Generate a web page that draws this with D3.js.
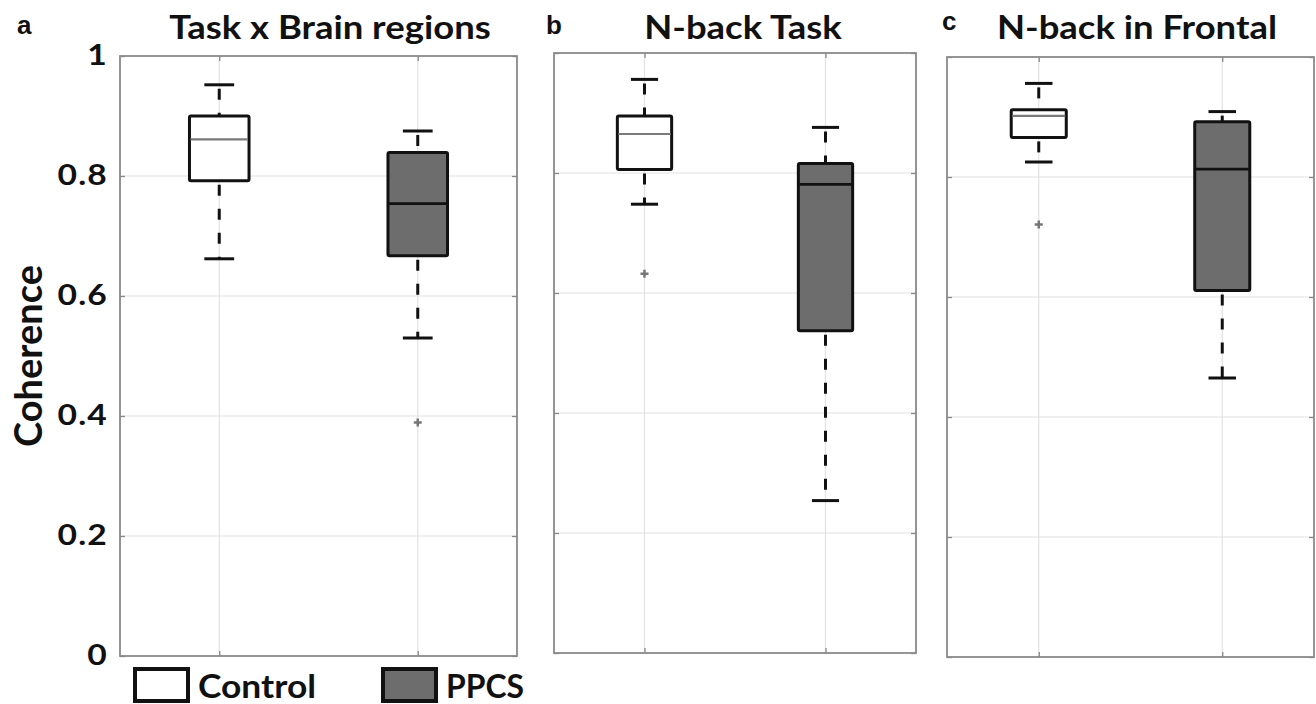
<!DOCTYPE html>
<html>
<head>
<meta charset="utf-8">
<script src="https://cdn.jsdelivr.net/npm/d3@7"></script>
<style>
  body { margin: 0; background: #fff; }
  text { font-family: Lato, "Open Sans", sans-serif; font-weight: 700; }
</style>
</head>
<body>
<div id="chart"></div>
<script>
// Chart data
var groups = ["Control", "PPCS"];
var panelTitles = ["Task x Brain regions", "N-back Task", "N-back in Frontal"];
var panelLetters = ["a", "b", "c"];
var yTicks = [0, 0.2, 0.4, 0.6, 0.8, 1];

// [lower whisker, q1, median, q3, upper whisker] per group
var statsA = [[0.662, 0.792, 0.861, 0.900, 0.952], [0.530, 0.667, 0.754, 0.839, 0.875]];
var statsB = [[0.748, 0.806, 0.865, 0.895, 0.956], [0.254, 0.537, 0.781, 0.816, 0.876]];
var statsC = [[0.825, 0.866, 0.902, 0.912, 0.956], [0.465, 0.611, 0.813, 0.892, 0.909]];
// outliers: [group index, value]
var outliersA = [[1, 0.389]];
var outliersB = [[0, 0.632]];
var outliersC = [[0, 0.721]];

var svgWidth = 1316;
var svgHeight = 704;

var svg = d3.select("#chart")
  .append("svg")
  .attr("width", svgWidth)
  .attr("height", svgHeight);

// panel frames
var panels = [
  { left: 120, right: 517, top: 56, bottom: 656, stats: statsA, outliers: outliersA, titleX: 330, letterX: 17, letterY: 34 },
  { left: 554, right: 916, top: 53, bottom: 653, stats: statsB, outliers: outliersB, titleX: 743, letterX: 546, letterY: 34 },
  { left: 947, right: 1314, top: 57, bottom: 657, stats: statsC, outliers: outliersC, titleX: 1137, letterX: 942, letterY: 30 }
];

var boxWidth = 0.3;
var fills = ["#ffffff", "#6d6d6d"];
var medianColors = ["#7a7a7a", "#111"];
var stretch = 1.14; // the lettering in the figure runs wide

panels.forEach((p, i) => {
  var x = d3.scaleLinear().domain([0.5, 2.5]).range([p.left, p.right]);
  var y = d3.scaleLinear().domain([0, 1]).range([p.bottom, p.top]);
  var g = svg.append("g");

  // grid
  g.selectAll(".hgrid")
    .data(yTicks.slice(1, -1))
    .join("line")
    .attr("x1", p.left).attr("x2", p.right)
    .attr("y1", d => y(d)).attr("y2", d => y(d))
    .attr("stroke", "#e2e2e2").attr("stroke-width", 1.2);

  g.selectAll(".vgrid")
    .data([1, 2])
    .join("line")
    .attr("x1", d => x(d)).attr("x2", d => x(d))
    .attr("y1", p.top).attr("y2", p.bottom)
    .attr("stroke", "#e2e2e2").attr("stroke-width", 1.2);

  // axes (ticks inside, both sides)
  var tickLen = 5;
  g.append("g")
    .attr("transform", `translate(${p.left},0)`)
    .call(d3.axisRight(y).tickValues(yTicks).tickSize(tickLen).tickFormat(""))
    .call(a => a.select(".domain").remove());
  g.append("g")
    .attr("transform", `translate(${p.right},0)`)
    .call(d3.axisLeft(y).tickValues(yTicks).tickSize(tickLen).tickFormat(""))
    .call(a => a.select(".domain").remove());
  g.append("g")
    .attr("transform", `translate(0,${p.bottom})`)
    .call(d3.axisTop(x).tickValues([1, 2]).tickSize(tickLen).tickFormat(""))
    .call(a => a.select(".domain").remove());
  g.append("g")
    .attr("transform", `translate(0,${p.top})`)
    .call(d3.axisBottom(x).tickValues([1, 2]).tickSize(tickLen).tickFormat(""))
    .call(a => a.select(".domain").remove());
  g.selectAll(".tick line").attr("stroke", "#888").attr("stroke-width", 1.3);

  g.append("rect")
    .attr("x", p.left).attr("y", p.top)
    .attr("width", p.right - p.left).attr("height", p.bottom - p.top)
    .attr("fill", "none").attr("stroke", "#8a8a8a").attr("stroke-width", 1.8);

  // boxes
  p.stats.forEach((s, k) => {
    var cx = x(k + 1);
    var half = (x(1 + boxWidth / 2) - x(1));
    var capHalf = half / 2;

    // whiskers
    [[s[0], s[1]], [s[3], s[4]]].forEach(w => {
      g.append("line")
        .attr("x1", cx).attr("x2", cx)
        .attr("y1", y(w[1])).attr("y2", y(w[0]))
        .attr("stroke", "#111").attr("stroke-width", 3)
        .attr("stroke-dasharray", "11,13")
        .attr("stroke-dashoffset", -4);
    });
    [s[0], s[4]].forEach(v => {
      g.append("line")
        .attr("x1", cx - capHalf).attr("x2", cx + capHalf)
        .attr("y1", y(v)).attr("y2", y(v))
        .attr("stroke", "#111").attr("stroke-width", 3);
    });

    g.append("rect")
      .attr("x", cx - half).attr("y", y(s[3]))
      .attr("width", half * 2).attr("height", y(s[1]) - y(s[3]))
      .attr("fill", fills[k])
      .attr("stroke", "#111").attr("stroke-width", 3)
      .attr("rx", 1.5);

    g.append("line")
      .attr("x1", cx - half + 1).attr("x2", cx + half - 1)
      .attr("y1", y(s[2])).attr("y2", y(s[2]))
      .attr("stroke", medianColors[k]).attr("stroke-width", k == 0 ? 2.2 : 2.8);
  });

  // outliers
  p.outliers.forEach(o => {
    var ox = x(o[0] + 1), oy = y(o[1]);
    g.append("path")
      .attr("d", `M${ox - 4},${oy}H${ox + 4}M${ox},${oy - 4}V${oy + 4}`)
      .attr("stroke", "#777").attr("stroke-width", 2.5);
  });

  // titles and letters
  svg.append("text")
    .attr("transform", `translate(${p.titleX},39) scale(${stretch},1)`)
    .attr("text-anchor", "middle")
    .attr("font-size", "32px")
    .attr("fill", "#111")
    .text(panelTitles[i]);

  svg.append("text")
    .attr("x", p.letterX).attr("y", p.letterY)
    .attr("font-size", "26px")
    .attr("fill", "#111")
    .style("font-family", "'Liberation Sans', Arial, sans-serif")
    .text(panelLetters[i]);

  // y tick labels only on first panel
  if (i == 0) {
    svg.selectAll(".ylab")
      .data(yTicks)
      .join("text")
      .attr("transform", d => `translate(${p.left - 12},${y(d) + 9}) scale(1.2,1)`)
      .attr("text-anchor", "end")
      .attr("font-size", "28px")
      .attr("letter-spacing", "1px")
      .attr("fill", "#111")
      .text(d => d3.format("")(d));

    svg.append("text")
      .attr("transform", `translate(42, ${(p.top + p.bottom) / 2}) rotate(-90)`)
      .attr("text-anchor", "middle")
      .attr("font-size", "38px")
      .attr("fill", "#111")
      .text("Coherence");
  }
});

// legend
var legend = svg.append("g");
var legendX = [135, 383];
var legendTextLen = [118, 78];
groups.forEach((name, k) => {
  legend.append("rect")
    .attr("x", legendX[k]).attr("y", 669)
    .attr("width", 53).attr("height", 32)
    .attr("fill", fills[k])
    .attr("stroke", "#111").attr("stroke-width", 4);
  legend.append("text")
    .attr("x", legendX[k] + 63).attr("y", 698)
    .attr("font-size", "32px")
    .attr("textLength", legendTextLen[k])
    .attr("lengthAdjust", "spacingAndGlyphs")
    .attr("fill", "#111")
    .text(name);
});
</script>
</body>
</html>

#####

» **EXERCISE DETAILS**:
Except for the pictures, copy the material above exactly.

» **CORRECT ANSWER**:
Generate a web page that draws this with D3.js.
<!DOCTYPE html>
<html>
<head>
<meta charset="utf-8">
<script src="https://cdn.jsdelivr.net/npm/d3@7"></script>
<style>
  body { margin: 0; background: #fff; }
  text { font-family: Lato, "Open Sans", sans-serif; font-weight: 700; }
</style>
</head>
<body>
<div id="chart"></div>
<script>
// Chart data
var groups = ["Control", "PPCS"];
var panelTitles = ["Task x Brain regions", "N-back Task", "N-back in Frontal"];
var panelLetters = ["a", "b", "c"];
var yTicks = [0, 0.2, 0.4, 0.6, 0.8, 1];

// [lower whisker, q1, median, q3, upper whisker] per group
var statsA = [[0.662, 0.792, 0.861, 0.900, 0.952], [0.530, 0.667, 0.754, 0.839, 0.875]];
var statsB = [[0.748, 0.806, 0.865, 0.895, 0.956], [0.254, 0.537, 0.781, 0.816, 0.876]];
var statsC = [[0.825, 0.866, 0.902, 0.912, 0.956], [0.465, 0.611, 0.813, 0.892, 0.909]];
// outliers: [group index, value]
var outliersA = [[1, 0.389]];
var outliersB = [[0, 0.632]];
var outliersC = [[0, 0.721]];

var svgWidth = 1316;
var svgHeight = 704;

var svg = d3.select("#chart")
  .append("svg")
  .attr("width", svgWidth)
  .attr("height", svgHeight);

// panel frames
var panels = [
  { left: 120, right: 517, top: 56, bottom: 656, stats: statsA, outliers: outliersA, titleX: 330, letterX: 17, letterY: 34 },
  { left: 554, right: 916, top: 53, bottom: 653, stats: statsB, outliers: outliersB, titleX: 743, letterX: 546, letterY: 34 },
  { left: 947, right: 1314, top: 57, bottom: 657, stats: statsC, outliers: outliersC, titleX: 1137, letterX: 942, letterY: 30 }
];

var boxWidth = 0.3;
var fills = ["#ffffff", "#6d6d6d"];
var medianColors = ["#7a7a7a", "#111"];
var stretch = 1.14; // the lettering in the figure runs wide

panels.forEach((p, i) => {
  var x = d3.scaleLinear().domain([0.5, 2.5]).range([p.left, p.right]);
  var y = d3.scaleLinear().domain([0, 1]).range([p.bottom, p.top]);
  var g = svg.append("g");

  // grid
  g.selectAll(".hgrid")
    .data(yTicks.slice(1, -1))
    .join("line")
    .attr("x1", p.left).attr("x2", p.right)
    .attr("y1", d => y(d)).attr("y2", d => y(d))
    .attr("stroke", "#e2e2e2").attr("stroke-width", 1.2);

  g.selectAll(".vgrid")
    .data([1, 2])
    .join("line")
    .attr("x1", d => x(d)).attr("x2", d => x(d))
    .attr("y1", p.top).attr("y2", p.bottom)
    .attr("stroke", "#e2e2e2").attr("stroke-width", 1.2);

  // axes (ticks inside, both sides)
  var tickLen = 5;
  g.append("g")
    .attr("transform", `translate(${p.left},0)`)
    .call(d3.axisRight(y).tickValues(yTicks).tickSize(tickLen).tickFormat(""))
    .call(a => a.select(".domain").remove());
  g.append("g")
    .attr("transform", `translate(${p.right},0)`)
    .call(d3.axisLeft(y).tickValues(yTicks).tickSize(tickLen).tickFormat(""))
    .call(a => a.select(".domain").remove());
  g.append("g")
    .attr("transform", `translate(0,${p.bottom})`)
    .call(d3.axisTop(x).tickValues([1, 2]).tickSize(tickLen).tickFormat(""))
    .call(a => a.select(".domain").remove());
  g.append("g")
    .attr("transform", `translate(0,${p.top})`)
    .call(d3.axisBottom(x).tickValues([1, 2]).tickSize(tickLen).tickFormat(""))
    .call(a => a.select(".domain").remove());
  g.selectAll(".tick line").attr("stroke", "#888").attr("stroke-width", 1.3);

  g.append("rect")
    .attr("x", p.left).attr("y", p.top)
    .attr("width", p.right - p.left).attr("height", p.bottom - p.top)
    .attr("fill", "none").attr("stroke", "#8a8a8a").attr("stroke-width", 1.8);

  // boxes
  p.stats.forEach((s, k) => {
    var cx = x(k + 1);
    var half = (x(1 + boxWidth / 2) - x(1));
    var capHalf = half / 2;

    // whiskers
    [[s[0], s[1]], [s[3], s[4]]].forEach(w => {
      g.append("line")
        .attr("x1", cx).attr("x2", cx)
        .attr("y1", y(w[1])).attr("y2", y(w[0]))
        .attr("stroke", "#111").attr("stroke-width", 3)
        .attr("stroke-dasharray", "11,13")
        .attr("stroke-dashoffset", -4);
    });
    [s[0], s[4]].forEach(v => {
      g.append("line")
        .attr("x1", cx - capHalf).attr("x2", cx + capHalf)
        .attr("y1", y(v)).attr("y2", y(v))
        .attr("stroke", "#111").attr("stroke-width", 3);
    });

    g.append("rect")
      .attr("x", cx - half).attr("y", y(s[3]))
      .attr("width", half * 2).attr("height", y(s[1]) - y(s[3]))
      .attr("fill", fills[k])
      .attr("stroke", "#111").attr("stroke-width", 3)
      .attr("rx", 1.5);

    g.append("line")
      .attr("x1", cx - half + 1).attr("x2", cx + half - 1)
      .attr("y1", y(s[2])).attr("y2", y(s[2]))
      .attr("stroke", medianColors[k]).attr("stroke-width", k == 0 ? 2.2 : 2.8);
  });

  // outliers
  p.outliers.forEach(o => {
    var ox = x(o[0] + 1), oy = y(o[1]);
    g.append("path")
      .attr("d", `M${ox - 4},${oy}H${ox + 4}M${ox},${oy - 4}V${oy + 4}`)
      .attr("stroke", "#777").attr("stroke-width", 2.5);
  });

  // titles and letters
  svg.append("text")
    .attr("transform", `translate(${p.titleX},39) scale(${stretch},1)`)
    .attr("text-anchor", "middle")
    .attr("font-size", "32px")
    .attr("fill", "#111")
    .text(panelTitles[i]);

  svg.append("text")
    .attr("x", p.letterX).attr("y", p.letterY)
    .attr("font-size", "26px")
    .attr("fill", "#111")
    .style("font-family", "'Liberation Sans', Arial, sans-serif")
    .text(panelLetters[i]);

  // y tick labels only on first panel
  if (i == 0) {
    svg.selectAll(".ylab")
      .data(yTicks)
      .join("text")
      .attr("transform", d => `translate(${p.left - 12},${y(d) + 9}) scale(1.2,1)`)
      .attr("text-anchor", "end")
      .attr("font-size", "28px")
      .attr("letter-spacing", "1px")
      .attr("fill", "#111")
      .text(d => d3.format("")(d));

    svg.append("text")
      .attr("transform", `translate(42, ${(p.top + p.bottom) / 2}) rotate(-90)`)
      .attr("text-anchor", "middle")
      .attr("font-size", "38px")
      .attr("fill", "#111")
      .text("Coherence");
  }
});

// legend
var legend = svg.append("g");
var legendX = [135, 383];
var legendTextLen = [118, 78];
groups.forEach((name, k) => {
  legend.append("rect")
    .attr("x", legendX[k]).attr("y", 669)
    .attr("width", 53).attr("height", 32)
    .attr("fill", fills[k])
    .attr("stroke", "#111").attr("stroke-width", 4);
  legend.append("text")
    .attr("x", legendX[k] + 63).attr("y", 698)
    .attr("font-size", "32px")
    .attr("textLength", legendTextLen[k])
    .attr("lengthAdjust", "spacingAndGlyphs")
    .attr("fill", "#111")
    .text(name);
});
</script>
</body>
</html>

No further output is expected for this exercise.